I am signed up for it and have been looking forward to a day out on back roads and lanes of Gloucestershire but now a bit concerned about riding it as much is on back lanes noted for ice.

I will be riding it on a tourer with 32c treaded tyres but really am a scaredy pants when ice is a possibility.

Anyone else fretting over it?


----------



## Spartak (21 Jan 2013)

This early season event is usually blighted by bad weather.....
..... I recall a few years ago an alternative route was used to miss out the early ice patches !!
However this year there seem's to be more than usual


----------



## Banjo (21 Jan 2013)

My head is saying DNS unless temp rises dramatically but my heart is saying get out there and do it 
I really dont want to risk any broken bones.
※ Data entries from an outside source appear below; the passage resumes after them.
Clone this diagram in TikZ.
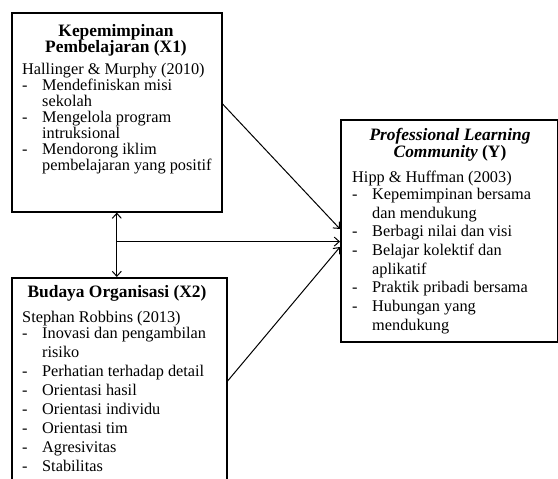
\documentclass[tikz,border=0pt]{standalone}
\usepackage{fontspec}
\setmainfont{Liberation Serif}
\usetikzlibrary{arrows.meta}

\newcommand{\butir}{\makebox[20pt][l]{-}}
\newcommand{\lanjut}{\hspace*{20pt}}

\tikzset{
  box/.style = {draw, line width = 1.6pt, rectangle, anchor = north west, inner sep = 0pt},
  judul/.style = {font = \fontsize{17.4}{16.5}\selectfont\bfseries, align = center, anchor = north, inner sep = 0pt},
  isi/.style = {align = left, anchor = north west, inner sep = 0pt},
  panah/.style = {line width = 1pt, -{Straight Barb[length = 5pt, width = 9pt]}},
  duapanah/.style = {line width = 1pt, {Straight Barb[length = 5pt, width = 9pt]}-{Straight Barb[length = 5pt, width = 9pt]}}
}

\begin{document}
\begin{tikzpicture}[x = 1pt, y = 1pt]
        \useasboundingbox (0, 0) rectangle (558, -479);

        % Boxes
        \node [box, minimum width = 210pt, minimum height = 199pt] (x1) at (11, -12) {};
        \node [box, minimum width = 215pt, minimum height = 230pt] (x2) at (11, -277) {};
        \node [box, minimum width = 217pt, minimum height = 222pt] (y) at (340, -119) {};

        % Titles
        \node [judul] (x1t) at (116, -24) {Kepemimpinan\\Pembelajaran (X1)};
        \node [judul] (x2t) at (117, -285) {Budaya Organisasi (X2)};
        \node [judul] (yt) at (450, -128) {\textit{Professional Learning}\\[0.5pt]\textit{Community} (Y)};

        % Indicators
        \node [isi, font = \fontsize{16.3}{16}\selectfont] (x1i) at (22, -63) {%
          Hallinger \& Murphy (2010)\\
          \butir Mendefiniskan misi\\
          \lanjut sekolah\\
          \butir Mengelola program\\
          \lanjut intruksional\\
          \butir Mendorong iklim\\
          \lanjut pembelajaran yang positif};
        \node [isi, font = \fontsize{16.3}{19}\selectfont] (x2i) at (22, -311) {%
          Stephan Robbins (2013)\\[-3pt]
          \butir Inovasi dan pengambilan\\
          \lanjut risiko\\
          \butir Perhatian terhadap detail\\
          \butir Orientasi hasil\\
          \butir Orientasi individu\\
          \butir Orientasi tim\\
          \butir Agresivitas\\
          \butir Stabilitas};
        \node [isi, font = \fontsize{16.3}{18.7}\selectfont] (yi) at (352, -171) {%
          Hipp \& Huffman (2003)\\[-2pt]
          \butir Kepemimpinan bersama\\
          \lanjut dan mendukung\\
          \butir Berbagi nilai dan visi\\
          \butir Belajar kolektif dan\\
          \lanjut aplikatif\\
          \butir Praktik pribadi bersama\\
          \butir Hubungan yang\\
          \lanjut mendukung};

        % Arrows
        \coordinate (tengah) at ([yshift = -29pt]x1.south);
        \draw [duapanah] (x1.south) -- (x1.south |- x2.north);
        \draw [panah] (tengah) -- (tengah -| y.west);
        \draw [panah] ([yshift = -92pt]x1.north east) -- ([yshift = -110pt]y.north west);
        \draw [panah] ([yshift = -104pt]x2.north east) -- ([yshift = -128pt]y.north west);

    \end{tikzpicture}
\end{document}
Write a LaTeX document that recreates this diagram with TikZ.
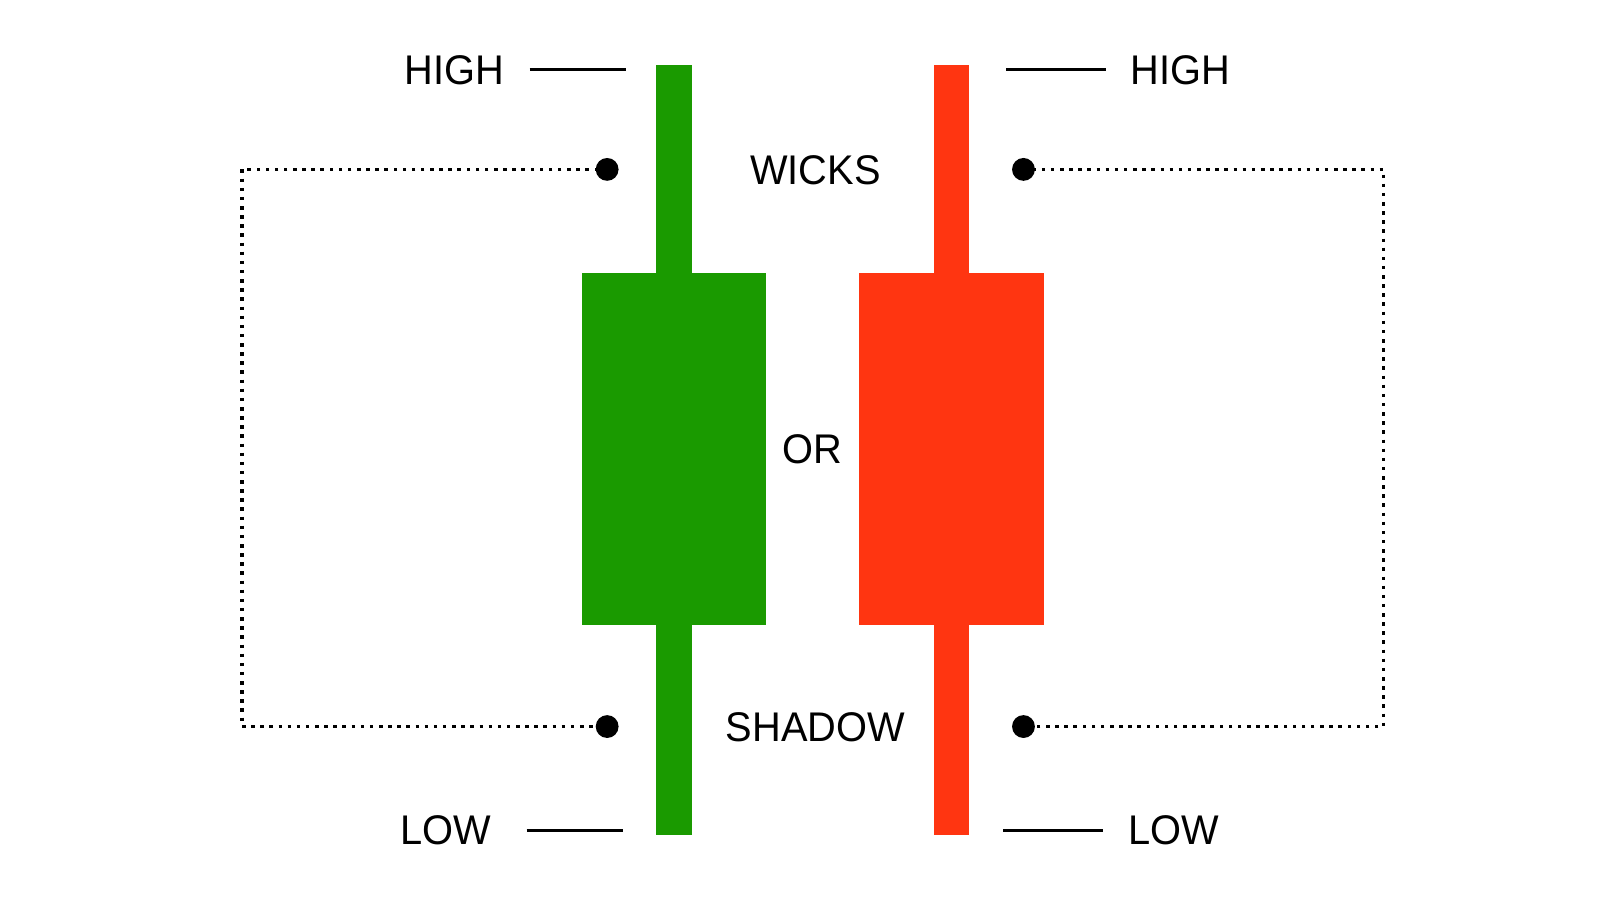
\documentclass[tikz,border=0pt]{standalone}
\usepackage{fontspec}
\setmainfont{Liberation Sans}
\definecolor{cgreen}{HTML}{1A9A00}
\definecolor{cred}{HTML}{FF3511}
\begin{document}
\begin{tikzpicture}[x=0.010204cm,y=-0.010204cm,
  lbl/.style={font=\fontsize{11.8}{14}\selectfont, inner sep=0pt, xscale=0.96},
  dotc/.style={circle,fill=black,minimum size=6.5pt,inner sep=0pt},
  dline/.style={black,line width=1pt,dash pattern=on 1pt off 1.6pt},
  tick/.style={black,line width=0.8pt}]
\useasboundingbox (0,0) rectangle (1568,882);
\fill[white] (0,0) rectangle (1568,882);
% green candle
\fill[cgreen] (643,64) rectangle (678,818);
\fill[cgreen] (570,268) rectangle (751,612);
% red candle
\fill[cred] (915,64) rectangle (950,818);
\fill[cred] (842,268) rectangle (1023,612);
% dots
\node[dotc] (d1) at (595,166) {};
\node[dotc] (d2) at (595,712) {};
\node[dotc] (d3) at (1003,166) {};
\node[dotc] (d4) at (1003,712) {};
\draw[dline] (d1.center) -- (237,166) -- (237,712) -- (d2.center);
\draw[dline] (d3.center) -- (1356,166) -- (1356,712) -- (d4.center);
% labels
\node[lbl] (h1) at (445,69) {HIGH};
\node[lbl] (h2) at (1157,69) {HIGH};
\node[lbl] (l1) at (437,814) {LOW};
\node[lbl] (l2) at (1150,814) {LOW};
\node[lbl] (w) at (799,167) {WICKS};
\node[lbl] (o) at (796,440) {OR};
\node[lbl] (s) at (799,713) {SHADOW};
\coordinate (a1) at (519,68); \coordinate (a2) at (613,68);
\coordinate (b1) at (986,68); \coordinate (b2) at (1084,68);
\coordinate (c1) at (516,814); \coordinate (c2) at (611,814);
\coordinate (e1) at (983,814); \coordinate (e2) at (1081,814);
\draw[tick] (a1) -- (a2);
\draw[tick] (b1) -- (b2);
\draw[tick] (c1) -- (c2);
\draw[tick] (e1) -- (e2);
\end{tikzpicture}
\end{document}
Will make a decision Thursday/Friday.


----------



## Adam Harris (21 Jan 2013)

Is this event still free to sign up for? How far is the route?


----------



## Spartak (21 Jan 2013)

Adam Harris said:


> Is this event still free to sign up for? How far is the route?



I understand entries closed last Wednesday !


----------



## Banjo (21 Jan 2013)

Its 104km Starts in the Aztec Business Park near Almondsbury. Goes through l;anes through Littleton up towards Gloucester Stonehouse etc. Organizer doesnt accept entries on the day. Details on Audax UK website here http://www.aukweb.net/events/detail/13-30/


----------



## Spartak (22 Jan 2013)

BBC Weather is saying the temperature on Saturday will be a balmy 8 degrees !


----------



## User482 (22 Jan 2013)

Spartak said:


> BBC Weather is saying the temperature on Saturday will be a balmy 8 degrees !


 
Should be fine, then. I was riding the Gloucestershire lanes a week last sunday, and there were a lot of ice patches.


----------